Datenschutzwüste Irland„So langsam müssen die mal in die Pötte kommen“

Drei Jahre DSGVO: Wir sprachen mit dem rheinland-pfälzischen Datenschutzbeauftragten Dieter Kugelmann darüber, ob sich die Datenschutzgrundverordnung bewährt, wo die großen Baustellen liegen und wieso Irland ein Glücksfall für Datenkonzerne ist.

Irland lässt sich Zeit
Irland lässt sich Zeit: In drei Jahren DSGVO hat die Datenschutzbehörde kein einziges Verfahren gegen einen großen Datenkonzern abgeschlossen. – Gemeinfrei-ähnlich freigegeben durch unsplash.com Sam Mgrdichian

Prof. Dr. Dieter Kugelmann ist seit 2015 Landesbeauftragter für den Datenschutz und die Informationsfreiheit in Rheinland-Pfalz. Zuvor war er Universitätsprofessor für Öffentliches Recht an der Deutschen Hochschule der Polizei in Münster.


netzpolitik.org: Die Datenschutzgrundverordnung (DSGVO) feiert bald Geburtstag. Vor fünf Jahren wurde sie verabschiedet, seit drei Jahren wird sie angewendet. Wie steht es heute um den Datenschutz in Europa?
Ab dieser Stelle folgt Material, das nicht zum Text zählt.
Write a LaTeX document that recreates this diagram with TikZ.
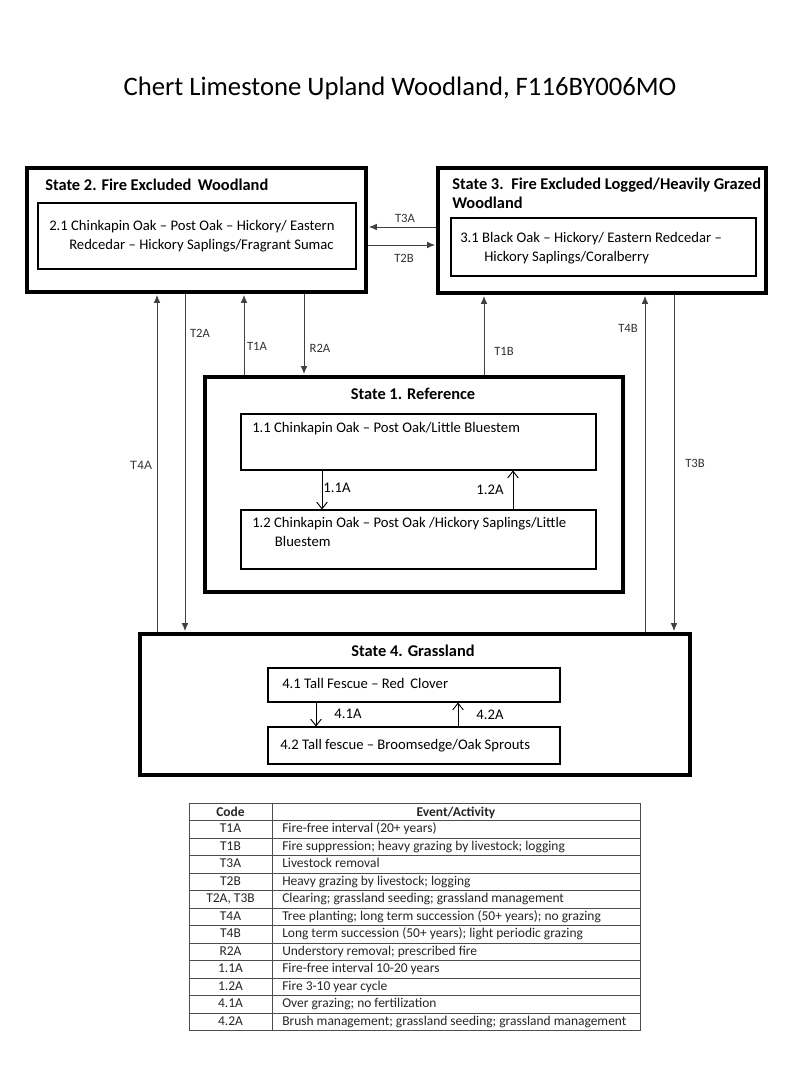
\documentclass[tikz,border=0pt]{standalone}
\usepackage{fontspec}
\setmainfont{Carlito}
\newfontfamily\arialf{Liberation Sans}
\usetikzlibrary{arrows.meta,fit}
\newcommand\mytitlef{\fontsize{20}{24}\selectfont}
\newcommand\mystatef{\fontsize{12.3}{14.25}\selectfont\bfseries}
\newcommand\myboxf{\fontsize{11}{14}\selectfont}
\newcommand\mylabf{\fontsize{9.5}{11}\selectfont}
\newcommand\mytblf{\fontsize{10.1}{12}\selectfont}
\begin{document}
\begin{tikzpicture}[x=0.75pt,y=-0.75pt,
  outerbox/.style={draw=black,line width=2.4pt,inner sep=0pt},
  innerbox/.style={draw=black,line width=0.8pt,inner sep=0pt},
  sarr/.style={draw=black!75,line width=0.7pt,-{Latex[length=6pt,width=5pt]},shorten >=1pt},
  oarr/.style={draw=black,line width=0.7pt,-{Straight Barb[length=5pt,width=8pt]}},
  lab/.style={font=\mylabf,text=black!80,inner sep=0pt},
  statet/.style={font=\mystatef,inner sep=0pt,align=left},
  boxt/.style={font=\myboxf,inner sep=0pt,align=left},
  tblframe/.style={draw=black!70,line width=0.6pt,inner sep=0pt},
  tblline/.style={draw=black!70,line width=0.6pt},
  tbltext/.style={font=\mytblf,inner sep=0pt,text=black!85}]
\useasboundingbox[fill=white] (0,0) rectangle (800,1067);

\node[font=\mytitlef,anchor=base,inner sep=0pt] (title) at (400,95) {Chert Limestone Upland Woodland, F116BY006MO};

% State 2
\node[fit={(27,168) (366,292)},outerbox] (s2) {};
\node[statet,anchor=base west] (s2t) at (45,190) {State 2. Fire Excluded\, Woodland};
\node[fit={(38,203) (356,269)},innerbox] (b21) {};
\node[boxt,anchor=base west] (b21t) at (49,249.5) {2.1 Chinkapin Oak – Post Oak – Hickory/ Eastern\\\hspace*{15pt}Redcedar – Hickory Saplings/Fragrant Sumac};

% State 3
\node[fit={(438,168) (766,293)},outerbox] (s3) {};
\node[statet,anchor=base west] (s3t) at (452,208) {State 3.\, Fire Excluded Logged/Heavily Grazed\\Woodland};
\node[fit={(451,218) (756,276)},innerbox] (b31) {};
\node[boxt,anchor=base west] (b31t) at (460,261) {3.1 Black Oak – Hickory/ Eastern Redcedar –\\\hspace*{18pt}Hickory Saplings/Coralberry};

% State 1
\node[fit={(205,377) (623,592)},outerbox] (s1) {};
\node[statet,anchor=base] (s1t) at (413,399) {State 1. Reference};
\node[fit={(241,414) (596,470)},innerbox] (b11) {};
\node[boxt,anchor=base west] (b11t) at (252,432) {1.1 Chinkapin Oak – Post Oak/Little Bluestem};
\node[fit={(241,510) (596,569)},innerbox] (b12) {};
\node[boxt,anchor=base west] (b12t) at (252,546) {1.2 Chinkapin Oak – Post Oak /Hickory Saplings/Little\\\hspace*{17pt}Bluestem};

% State 4
\node[fit={(140,634) (690,775)},outerbox] (s4) {};
\node[statet,anchor=base] (s4t) at (413,656) {State 4. Grassland};
\node[fit={(268,668) (560,702)},innerbox] (b41) {};
\node[boxt,anchor=base west] (b41t) at (282,688) {4.1 Tall Fescue – Red\, Clover};
\node[fit={(268,727) (560,764)},innerbox] (b42) {};
\node[boxt,anchor=base west] (b42t) at (280,749) {4.2 Tall fescue – Broomsedge/Oak Sprouts};

% state transitions
\draw[sarr] (s3.west |- 0,227) -- (s2.east |- 0,227);
\draw[sarr] (s2.east |- 0,245) -- (s3.west |- 0,245);
\node[lab] (lT3A) at (405,218) {T3A};
\node[lab] (lT2B) at (404,258) {T2B};

\draw[sarr] (s4.north -| 157,0) -- (s2.south -| 157,0);
\draw[sarr] (s2.south -| 185,0) -- (s4.north -| 185,0);
\draw[sarr] (s1.north -| 244,0) -- (s2.south -| 244,0);
\draw[sarr] (s2.south -| 304,0) -- (s1.north -| 304,0);
\draw[sarr] (s1.north -| 484,0) -- (s3.south -| 484,0);
\draw[sarr] (s4.north -| 645,0) -- (s3.south -| 645,0);
\draw[sarr] (s3.south -| 674,0) -- (s4.north -| 674,0);
\node[lab,font=\arialf\fontsize{9}{11}\selectfont] (lT4A) at (141,465) {T4A};
\node[lab] (lT2A) at (200,333) {T2A};
\node[lab] (lT1A) at (257,346) {T1A};
\node[lab] (lR2A) at (320,348) {R2A};
\node[lab] (lT1B) at (504,351) {T1B};
\node[lab] (lT4B) at (628,328) {T4B};
\node[lab] (lT3B) at (695,463) {T3B};

% community pathways
\draw[oarr] (b11.south -| 322,0) -- (b12.north -| 322,0);
\draw[oarr] (b12.north -| 513,0) -- (b11.south -| 513,0);
\node[boxt] (l11A) at (337,488) {1.1A};
\node[boxt] (l12A) at (490,490) {1.2A};
\draw[oarr] (b41.south -| 316,0) -- (b42.north -| 316,0);
\draw[oarr] (b42.north -| 458,0) -- (b41.south -| 458,0);
\node[boxt] (l41A) at (348,714) {4.1A};
\node[boxt] (l42A) at (490,715) {4.2A};

% table
\node[fit={(189,803) (640,1030.5)},tblframe] (tbl) {};
\draw[tblline] (tbl.north -| 272,0) -- (tbl.south -| 272,0);
\foreach \k in {1,...,12} {
  \pgfmathsetmacro\yy{803+17.5*\k}
  \draw[tblline] (tbl.west |- 0,\yy) -- (tbl.east |- 0,\yy);
}
\node[tbltext,font=\mytblf\bfseries,anchor=base] (hcode) at (230.5,816) {Code};
\node[tbltext,font=\mytblf\bfseries,anchor=base] (hevent) at (456,816) {Event/Activity};
\foreach \c/\e [count=\i] in {
  T1A/{Fire-free interval (20+ years)},
  T1B/{Fire suppression; heavy grazing by livestock; logging},
  T3A/{Livestock removal},
  T2B/{Heavy grazing by livestock; logging},
  {T2A, T3B}/{Clearing; grassland seeding; grassland management},
  T4A/{Tree planting; long term succession (50+ years); no grazing},
  T4B/{Long term succession (50+ years); light periodic grazing},
  R2A/{Understory removal; prescribed fire},
  1.1A/{Fire-free interval 10-20 years},
  1.2A/{Fire 3-10 year cycle},
  4.1A/{Over grazing; no fertilization},
  4.2A/{Brush management; grassland seeding; grassland management}} {
  \pgfmathsetmacro\yy{803+17.5*(\i+0.5)+3.5}
  \node[tbltext,anchor=base] (c\i) at (230.5,\yy) {\c};
  \node[tbltext,anchor=base west] (e\i) at (282,\yy) {\e};
}
\end{tikzpicture}
\end{document}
Kugelmann: Ich glaube, man kann da sehr schön differenzieren. Auf der einen Seite das materielle Datenschutzrecht, das in sehr gutem Zustand ist. Die Rechtsregeln, die wir haben, sind gut. Natürlich haben sich einige Streitfragen in der Auslegung herauskristallisiert, etwa bei der Reichweite der Betroffenenrechte oder beim Schutz der besonders sensiblen Daten nach Artikel 9. Teilweise auch über die Grundfrage, was überhaupt Datenverarbeitungen sind und worauf die DSGVO anzuwenden ist. Aber im Grunde sind wir hier ganz gut konsolidiert.

Dieter Kugelmann ist unzufrieden mit der irischen Datenschutzbehörde
Dieter Kugelmann - Alle Rechte vorbehalten LfDI Rheinland-Pfalz

netzpolitik.org: Die DSGVO kam mit dem Versprechen, den entfesselten Überwachungskapitalismus einzuhegen und die Datenkonzerne zu bändigen. Das wurde bisher eher nicht eingelöst. Wenn das Recht an sich gut ist, liegt das Problem dann also in seiner Durchsetzung?
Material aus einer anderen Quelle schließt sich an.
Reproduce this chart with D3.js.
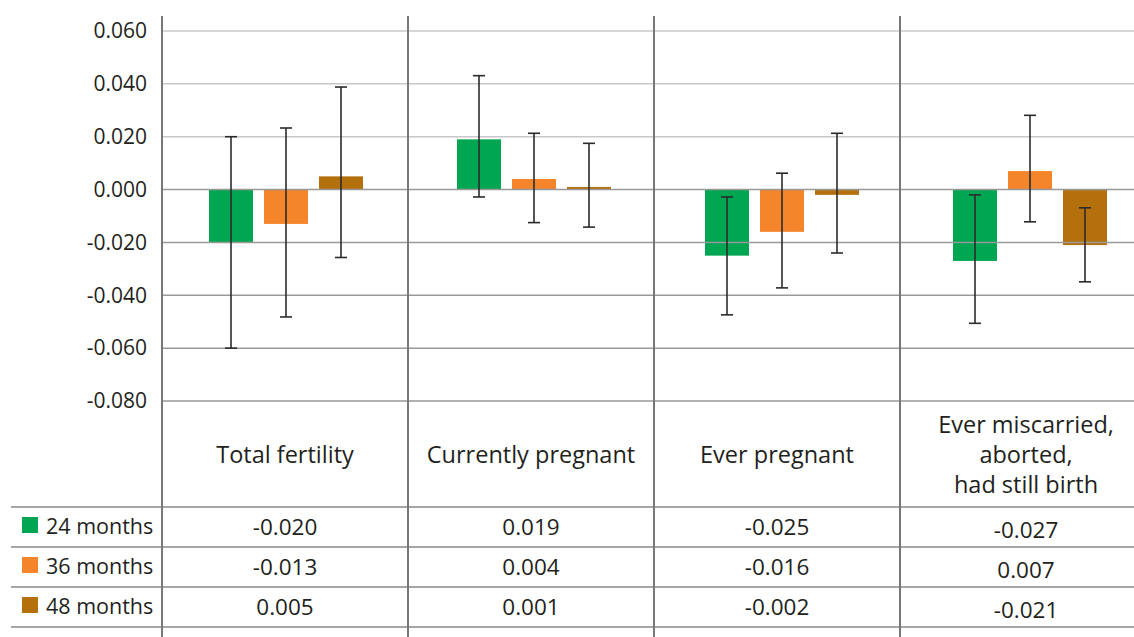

Kugelmann: Unsere größte Baustelle ist in der Tat eine effektive und europaweit einigermaßen harmonisierte Durchsetzung. Hier müssen wir noch einiges tun. In Deutschland läuft die Abstimmung unter den Behörden schon ganz gut. Entgegen dem, was man immer hört, streiten wir uns nicht den ganzen Tag. Die Datenschutzkonferenz [von Bund und Ländern, kurz: DSK] funktioniert in 90 Prozent der Fälle. Das Problem ist die europäische Ebene: Was macht der Europäische Datenschutzausschuss bei grenzüberschreitenden Verfahren? Was machen insbesondere die irische und die luxemburgische Behörde, die für die großen Player federführend zuständig sind?

netzpolitik.org: Irland und Luxemburg seien Steueroase und Datenschutzwüste in einem, so hat es mal einer ihrer Kollegen auf den Punkt gebracht. Will sagen: Hinter schwachem Datenschutz steckt eine politische Strategie, um das eigene Land für internationale Konzerne attraktiv zu machen und so für mehr Steuereinnahmen und Arbeitsplätze zu sorgen. Wo liegen denn zum Beispiel mit Irland die ganz konkreten Probleme?
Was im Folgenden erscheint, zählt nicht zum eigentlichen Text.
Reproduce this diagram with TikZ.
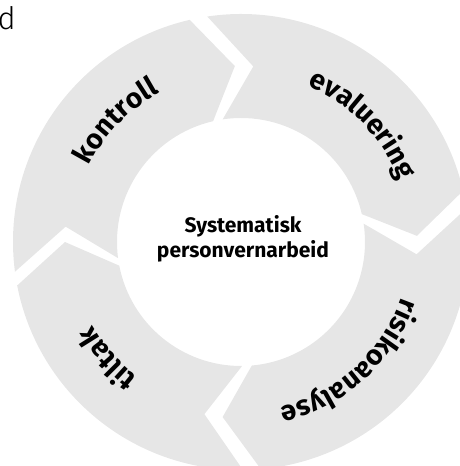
\documentclass[tikz,border=0pt]{standalone}
\usepackage{fontspec}
\setmainfont{Fira Sans}
\newfontfamily\lightfont{Fira Sans Light}
\usepackage{tikz}
\usetikzlibrary{decorations.text}
\definecolor{cyclegrey}{RGB}{230,230,230}
\newcommand{\cyclefont}{\fontsize{28}{28}\selectfont\bfseries}
\tikzset{%
    segment/.style={fill=cyclegrey, draw=none},
    steplabel/.style={%
        decorate,
        decoration={text along path, text align=center, text={|\cyclefont|#1}}
    }
}

\begin{document}
\begin{tikzpicture}[x=1pt,y=1pt]
\useasboundingbox (-241,-224) rectangle (219,242);

\fill[segment] (187.5:228) arc[start angle=187.5, end angle=103, radius=228] -- (92:176) -- (103:124) arc[start angle=103, end angle=187.5, radius=124] -- (175:176) -- cycle;
\fill[segment] (98.5:228) arc[start angle=98.5, end angle=13, radius=228] -- (2:176) -- (13:124) arc[start angle=13, end angle=98.5, radius=124] -- (86:176) -- cycle;
\fill[segment] (8.5:228) arc[start angle=8.5, end angle=-85, radius=228] -- (-96:176) -- (-85:124) arc[start angle=-85, end angle=8.5, radius=124] -- (-4:176) -- cycle;
\fill[segment] (-89.5:228) arc[start angle=-89.5, end angle=-169, radius=228] -- (-180:176) -- (-169:124) arc[start angle=-169, end angle=-89.5, radius=124] -- (-102:176) -- cycle;

\path[steplabel=kontroll] (176:170) arc[start angle=176, end angle=96, radius=170];
\path[steplabel=evaluering] (84:170) arc[start angle=84, end angle=4, radius=170];
\path[steplabel=risikoanalyse] (-8:170) arc[start angle=-8, end angle=-88, radius=170];
\path[steplabel=tiltak] (-99:170) arc[start angle=-99, end angle=-179, radius=170];

\node[font=\bfseries\fontsize{21}{25}\selectfont, align=center] (centre) at (2,3) {Systematisk\\personvernarbeid};
\node[font=\lightfont\fontsize{31}{31}\selectfont, anchor=base east, inner sep=0pt] (cut) at (-225,212) {d};
\end{tikzpicture}
\end{document}
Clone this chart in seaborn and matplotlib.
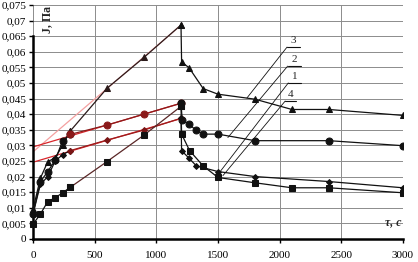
import matplotlib
matplotlib.use("Agg")
import matplotlib.pyplot as plt
import numpy as np
import pandas as pd
import seaborn as sns
from matplotlib.ticker import FuncFormatter, MultipleLocator

# rising part (loading), t in s, J in Pa
t_up = [0, 60, 120, 180, 240, 300, 600, 900, 1200]
j3_up = [0.0095, 0.0195, 0.0248, 0.0260, 0.0300, 0.0345, 0.0483, 0.0582, 0.0686]
j2_up = [0.0080, 0.0184, 0.0216, 0.0253, 0.0315, 0.0335, 0.0365, 0.0400, 0.0435]
j1_up = [0.0080, 0.0175, 0.0200, 0.0250, 0.0270, 0.0283, 0.0317, 0.0349, 0.0387]
j4_up = [0.0047, 0.0080, 0.0120, 0.0132, 0.0148, 0.0165, 0.0248, 0.0333, 0.0425]

# falling part (relaxation)
t3_dn = [1200, 1205, 1265, 1380, 1500, 1800, 2100, 2400, 3000]
j3_dn = [0.0686, 0.0567, 0.0549, 0.0482, 0.0464, 0.0448, 0.0415, 0.0415, 0.0396]
t2_dn = [1200, 1210, 1265, 1320, 1380, 1500, 1800, 2400, 3000]
j2_dn = [0.0435, 0.0381, 0.0368, 0.0349, 0.0336, 0.0336, 0.0315, 0.0315, 0.0299]
t1_dn = [1200, 1205, 1265, 1325, 1500, 1800, 2400, 3000]
j1_dn = [0.0387, 0.0283, 0.0259, 0.0234, 0.0216, 0.0200, 0.0184, 0.0164]
t4_dn = [1200, 1205, 1270, 1380, 1500, 1800, 2100, 2400, 3000]
j4_dn = [0.0425, 0.0336, 0.0283, 0.0234, 0.0197, 0.0180, 0.0164, 0.0164, 0.0148]

# curve labels and leader lines: (label, bar y, bar x0, bar x1, end t, end J)
labels = [
    ("3", 0.0615, 2060, 2165, 1735, 0.0452),
    ("2", 0.0554, 2065, 2170, 1580, 0.0325),
    ("1", 0.0500, 2070, 2170, 1510, 0.0212),
    ("4", 0.0442, 2045, 2135, 1540, 0.0203),
]

sns.set_style("white")
plt.rcParams["font.family"] = ["Liberation Serif", "DejaVu Serif"]

fig = plt.figure(figsize=(4.18, 2.62), dpi=100)
ax = fig.add_axes([0.079, 0.088, 0.885, 0.893])

curves = [
    (j3_up, t3_dn, j3_dn, "^", 5, "#2b1a1a", "#2b1a1a"),
    (j2_up, t2_dn, j2_dn, "o", 5, "#8b1a1a", "#8b1a1a"),
    (j1_up, t1_dn, j1_dn, "D", 3, "#9c1c1c", "#7a1515"),
    (j4_up, t4_dn, j4_dn, "s", 5, "#5a2626", "#111111"),
]

# fitted trend lines over the linear part of loading
t_fit = np.array(t_up[6:])
trend_cols = ["#f4a0a0", "#d8262b", "#d8262b"]
for (jup, *_), col in zip(curves[:3], trend_cols):
    k, b = np.polyfit(t_fit, np.array(jup[6:]), 1)
    tt = np.array([0, 1200])
    ax.plot(tt, k * tt + b, color=col, lw=0.9, zorder=2)

for jup, tdn, jdn, mk, ms, col, mcol in curves:
    up = pd.DataFrame({"t": t_up, "J": jup})
    dn = pd.DataFrame({"t": tdn, "J": jdn})
    sns.lineplot(data=up.iloc[:6], x="t", y="J", ax=ax, color="#111111", lw=0.9,
                 marker=mk, markersize=ms, markeredgecolor="#111111",
                 markerfacecolor="#111111", estimator=None, sort=False, zorder=3,
                 clip_on=False)
    sns.lineplot(data=up.iloc[5:], x="t", y="J", ax=ax, color=col, lw=0.9,
                 marker=mk, markersize=ms, markeredgecolor=mcol,
                 markerfacecolor=mcol, estimator=None, sort=False, zorder=3)
    sns.lineplot(data=dn, x="t", y="J", ax=ax, color="#111111", lw=0.9,
                 marker=mk, markersize=ms, markeredgecolor="#111111",
                 markerfacecolor="#111111", estimator=None, sort=False, zorder=3)

for lab, by, bx0, bx1, et, ej in labels:
    ax.plot([bx0, bx1], [by, by], color="#111111", lw=0.8)
    ax.plot([bx0, et], [by, ej], color="#111111", lw=0.6)
    ax.text((bx0 + bx1) / 2, by + 0.0007, lab, ha="center", va="bottom", fontsize=8)

ax.set_xlim(0, 3000)
ax.set_ylim(0, 0.075)
ax.xaxis.set_major_locator(MultipleLocator(500))
ax.yaxis.set_major_locator(MultipleLocator(0.005))
ax.yaxis.set_major_formatter(FuncFormatter(
    lambda v, p: "0" if abs(v) < 1e-9 else f"{v:.3f}".rstrip("0").replace(".", ",")))
ax.grid(True, color="#8c8c8c", lw=0.7)
ax.set_axisbelow(True)

for s in ["top", "right"]:
    ax.spines[s].set_visible(False)
ax.spines["left"].set_bounds(0, 0.065)
ax.spines["left"].set_linewidth(1.8)
ax.spines["bottom"].set_linewidth(1.8)
ax.spines["left"].set_color("black")
ax.spines["bottom"].set_color("black")
ax.tick_params(axis="both", labelsize=8, length=3, width=1, direction="out",
               left=True, bottom=True, pad=2, colors="black")
ax.tick_params(axis="x", pad=6)
ax.set_xlabel("")
ax.set_ylabel("")

ax.text(0.022, 0.995, "J, Па", transform=ax.transAxes, rotation=90, ha="left",
        va="top", fontsize=8.5, fontweight="bold")
ax.text(0.995, 0.045, "τ, с", transform=ax.transAxes, ha="right", va="bottom",
        fontsize=8.5, fontweight="bold", fontstyle="italic")

fig.savefig("out.png", dpi=100)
Kugelmann: Eigentlich sollte die DSGVO verhindern, dass weiterhin mit Datenschutzstandards Standortpolitik betrieben wird. Genau an dem Punkt funktioniert es aber nicht, große amerikanische Unternehmen wie Facebook oder Google haben ihre Europazentralen in Irland. Deshalb ist die irische Behörde federführend für die Verfahren gegen sie zuständig. Nach Einschätzung vieler Kollegen und Kolleginnen ist diese zwar durchaus leistungsfähig, aber es dauert einfach zu lange. Sie machen zu wenig und sie scheuen die europäischen Verfahren, um nicht in die Situation zu kommen, dass die anderen Behörden ihnen sagen: So geht es nicht.

„Man den Eindruck, die Kollegen verstecken sich dahinter“

netzpolitik.org: Wollen die Iren nicht, oder können sie nicht?

Kugelmann: Ich habe mal Mitarbeiter für eine Woche zur Hospitation hingeschickt und habe schon ein gewisses Verständnis für die Geschwindigkeit: Irland hat ein sehr kompliziertes Verfahrensrecht und ein sehr dickes Datenschutzgesetz. Man fragt sich, was da eigentlich alles drinsteht, wenn es doch schon die DSGVO gibt. Da gibt es X Verfahrensvorschriften und man will als Behörde natürlich nicht wegen Verfahrensfehlern auf die Nase fallen. Da macht man dann lieber nochmal eine Anhörung mehr, bei der die Beschuldigten wieder etwas vortragen können.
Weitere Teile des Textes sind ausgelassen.